Photo via Flickr/Jim Culp

The entire motorsport world mourned a huge loss Sunday.

American racing legend Dan Gurney died Sunday at 86 as a result of complications stemming from pneumonia, All American Racers, Gurney’s family and his wife, Evi, announced in a statement, according to Motorsport.com. He competed in everything from NASCAR, to IndyCar, but his best-known wins came in Formula One and at the 24 Hours of Le Mans.

Gurney, paired with his fellow countryman, A.J. Foyt, won the 1967 24 Hours of Le Mans driving the Ford GT40. (While on the podium at Le Mans, the Newport Beach, Calif., native sprayed his team with champagne, a celebration that continues in motorsport to this day.) Then, one week later, Gurney became the only American driver to win an F1 race in an American car, wheeling his Eagle to victory at the Belgian Grand Prix.
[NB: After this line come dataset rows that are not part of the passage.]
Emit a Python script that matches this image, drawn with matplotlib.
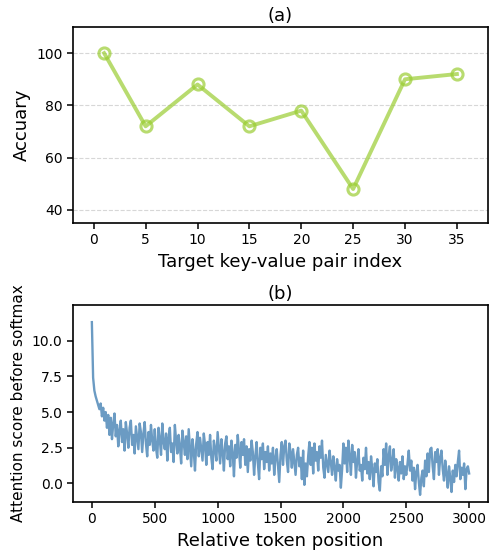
import matplotlib
matplotlib.use('Agg')
import matplotlib.pyplot as plt
import numpy as np

# (a) accuracy vs target key-value pair index
pair_index = [1, 5, 10, 15, 20, 25, 30, 35]
accuracy = [100, 72, 88, 72, 78, 48, 90, 92]

# (b) attention score before softmax, read every 10 token positions
score_step = 10
attn_score = [
    11.3, 7.4, 6.5, 6.1, 5.8, 5.5, 5.2, 5.6, 4.7, 5.3,
    4.4, 5.0, 3.9, 4.8, 3.4, 4.6, 3.1, 4.2, 4.9, 3.3,
    4.1, 2.6, 3.7, 4.4, 2.9, 3.8, 2.3, 4.3, 3.5, 2.5,
    3.9, 4.4, 2.7, 3.4, 2.1, 4.0, 3.2, 2.4, 4.2, 3.6,
    2.2, 3.5, 4.3, 2.8, 1.9, 3.6, 2.7, 4.1, 3.0, 2.3,
    3.8, 2.5, 1.8, 3.9, 3.1, 2.0, 4.2, 2.9, 2.4, 3.5,
    1.6, 3.2, 3.9, 2.2, 2.8, 1.5, 4.1, 3.0, 2.1, 3.4,
    2.6, 1.4, 3.7, 2.9, 2.0, 3.3, 1.7, 3.8, 2.5, 1.2,
    3.1, 2.3, 0.9, 2.8, 3.6, 1.9, 3.2, 2.4, 1.6, 3.5,
    2.7, 1.3, 2.9, 2.0, 3.4, 1.8, 1.0, 3.0, 2.4, 1.6,
    3.6, 2.5, 1.4, 3.1, 2.2, 0.9, 2.8, 3.3, 1.7, 2.6,
    1.2, 3.0, 2.1, 0.5, 2.7, 1.8, 3.4, 2.3, 1.1, 2.9,
    2.0, 3.1, 1.3, 2.6, 0.8, 2.4, 1.6, 3.0, 2.2, 0.6,
    1.9, 2.9, 1.4, 0.3, 2.5, 1.7, 2.8, 1.0, 2.2, 1.5,
    2.6, 0.9, 2.1, 1.4, 2.5, 0.6, 1.8, 2.4, 1.2, 0.1,
    2.0, 2.9, 1.3, 2.6, 3.0, 1.6, 0.8, 2.8, 2.2, 1.1,
    2.4, 1.5, 0.6, 2.0, 2.5, 1.2, 1.8, 0.3, 2.3, -0.1,
    1.4, 0.5, 1.9, 2.9, 1.3, 2.5, 0.7, 2.8, 1.6, 2.2,
    0.9, 2.6, 1.8, 3.0, 1.1, 0.4, 2.0, 1.4, 0.8, 2.3,
    1.5, 0.6, 1.9, 1.1, 0.2, 1.7, 0.9, 1.3, -0.3, 1.0,
    2.8, 1.4, 2.5, 0.8, 3.0, 1.9, 0.6, 2.7, 1.5, 2.2,
    0.4, 1.6, 2.4, 0.9, 1.3, 0.2, 1.8, 1.0, 2.5, 0.7,
    1.5, 0.3, 1.9, 1.0, -0.2, 1.4, 0.8, 1.7, 0.1, -0.5,
    1.2, 0.5, 2.4, 1.3, 2.8, 0.6, 1.9, 2.6, 0.9, 1.5,
    2.4, 0.4, 1.7, 1.1, 0.2, 1.5, 0.7, 1.9, 0.3, 1.2,
    0.6, 1.4, 2.3, 0.9, 1.6, 0.2, 1.1, -0.4, 0.8, 1.3,
    0.1, -0.8, 0.4, 0.9, -0.2, 1.6, 0.5, 2.1, 0.8, 2.4,
    2.5, 1.2, 0.3, 2.2, 1.5, 2.4, 0.6, 1.8, 2.3, 1.0,
    0.2, 1.6, 0.7, -0.3, 1.2, 0.4, -0.6, 0.9, 0.1, 1.3,
    0.5, 1.5, 2.3, 0.3, 1.1, 0.6, 1.4, -0.4, 1.0, 1.2,
    0.7,
]
token_pos = np.arange(len(attn_score)) * score_step

fig = plt.figure(figsize=(4.91, 5.54), dpi=100)

# top panel
ax1 = fig.add_axes([73 / 491, 1 - 223 / 554, 415 / 491, 196 / 554])
ax1.plot(pair_index, accuracy, marker='o', linestyle='-', color='yellowgreen',
         alpha=0.7, linewidth=2.8, markersize=8, markerfacecolor='none',
         markeredgewidth=2.2)
ax1.set_ylim(35, 110)
ax1.set_xlim(-2, 38)
ax1.set_xticks([0, 5, 10, 15, 20, 25, 30, 35])
ax1.set_yticks([40, 60, 80, 100])
ax1.grid(True, axis='y', linestyle='--', color='lightgray', alpha=0.9, linewidth=0.8)
ax1.set_xlabel('Target key-value pair index', fontsize=13)
ax1.set_ylabel('Accuary', fontsize=13)
ax1.set_title('(a)', fontsize=13, pad=4)

# bottom panel
ax2 = fig.add_axes([73 / 491, 1 - 502 / 554, 415 / 491, 197 / 554])
ax2.plot(token_pos, attn_score, color='steelblue', alpha=0.8, linewidth=1.7)
ax2.set_xlim(-150, 3150)
ax2.set_ylim(-1.3, 12.5)
ax2.set_xticks([0, 500, 1000, 1500, 2000, 2500, 3000])
ax2.set_yticks([0.0, 2.5, 5.0, 7.5, 10.0])
ax2.set_xlabel('Relative token position', fontsize=13)
ax2.set_ylabel('Attention score before softmax', fontsize=11)
ax2.set_title('(b)', fontsize=13, pad=4)

for ax in (ax1, ax2):
    ax.tick_params(axis='both', which='major', labelsize=10, width=1.1, length=4)
    for s in ax.spines.values():
        s.set_linewidth(1.2)

plt.savefig('out.png', dpi=100)
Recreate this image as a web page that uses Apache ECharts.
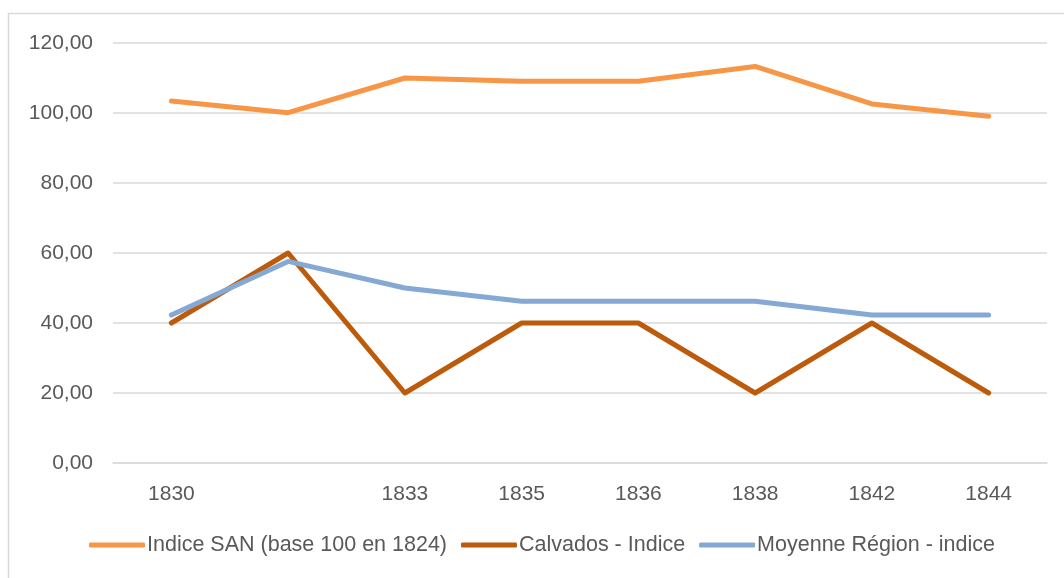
<!DOCTYPE html>
<html>
<head>
<meta charset="utf-8">
<script src="https://cdn.jsdelivr.net/npm/echarts@6/dist/echarts.min.js"></script>
<style>
    html, body { margin: 0; padding: 0; background: #fff; }
    #myChart { width: 1064px; height: 578px; }
</style>
</head>
<body>
<div id="myChart"></div>
<script>
    // années (la 2e catégorie n'a pas d'étiquette)
    var years = ['1830', '', '1833', '1835', '1836', '1838', '1842', '1844'];
    var indiceSan = [103.4, 100.1, 110.0, 109.1, 109.1, 113.3, 102.6, 99.1];
    var calvados = [40, 60, 20, 40, 40, 20, 40, 20];
    var moyenneRegion = [42.3, 57.6, 50.0, 46.2, 46.2, 46.2, 42.3, 42.3];
    var yTicks = [0, 20, 40, 60, 80, 100, 120];

    var fontFam = '"Liberation Sans", Arial, sans-serif';
    var grey = '#595959';

    function lineSerie(name, data, color) {
        return {
            name: name,
            type: 'line',
            data: data,
            symbol: 'none',
            lineStyle: { width: 5, color: color, cap: 'round', join: 'round' },
            itemStyle: { color: color }
        };
    }

    var option = {
        backgroundColor: '#fff',
        animation: false,
        textStyle: { fontFamily: fontFam },
        graphic: [{
            type: 'rect',
            shape: { x: 8.5, y: 13.5, width: 1200, height: 700 },
            style: { fill: 'none', stroke: '#d9d9d9', lineWidth: 1.5 }
        }],
        grid: { left: 113, right: 17, top: 43, bottom: 115 },
        legend: {
            bottom: 17,
            left: 84,
            itemWidth: 56,
            itemHeight: 5,
            itemGap: 14,
            icon: 'roundRect',
            textStyle: { fontSize: 21.5, color: grey, fontFamily: fontFam, padding: [0, 0, 0, -3] },
            data: ['Indice SAN (base 100 en 1824)', 'Calvados - Indice', 'Moyenne Région - indice']
        },
        xAxis: {
            type: 'category',
            data: years,
            boundaryGap: true,
            axisLine: { show: true, lineStyle: { color: '#d9d9d9', width: 1.5 } },
            axisTick: { show: false },
            axisLabel: { color: grey, fontSize: 21, margin: 21, interval: 0 }
        },
        yAxis: {
            type: 'value',
            min: yTicks[0],
            max: yTicks[yTicks.length - 1],
            interval: 20,
            axisLine: { show: false },
            axisTick: { show: false },
            splitLine: { lineStyle: { color: '#d9d9d9', width: 1.5 } },
            axisLabel: {
                color: grey,
                fontSize: 21,
                margin: 20,
                formatter: function (v) { return v.toFixed(2).replace('.', ','); }
            }
        },
        series: [
            lineSerie('Indice SAN (base 100 en 1824)', indiceSan, '#F79646'),
            lineSerie('Calvados - Indice', calvados, '#BC5B0B'),
            lineSerie('Moyenne Région - indice', moyenneRegion, '#85A8D4')
        ]
    };

    var myChart = echarts.init(document.getElementById('myChart'));
    myChart.setOption(option);
</script>
</body>
</html>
“With one last smile on his handsome face, Dan drove off into the unknown just before noon today, Jan. 14, 2018,” All American Racers’ joint statement read. “In deepest sorrow, with gratitude in our hearts for the love and joy you have given us during your time on this earth, we say ‘Godspeed.’ ”

In addition to his accolades across the pond, Gurney also won five NASCAR races at Riverside and finished as high was third in the Indianapolis 500.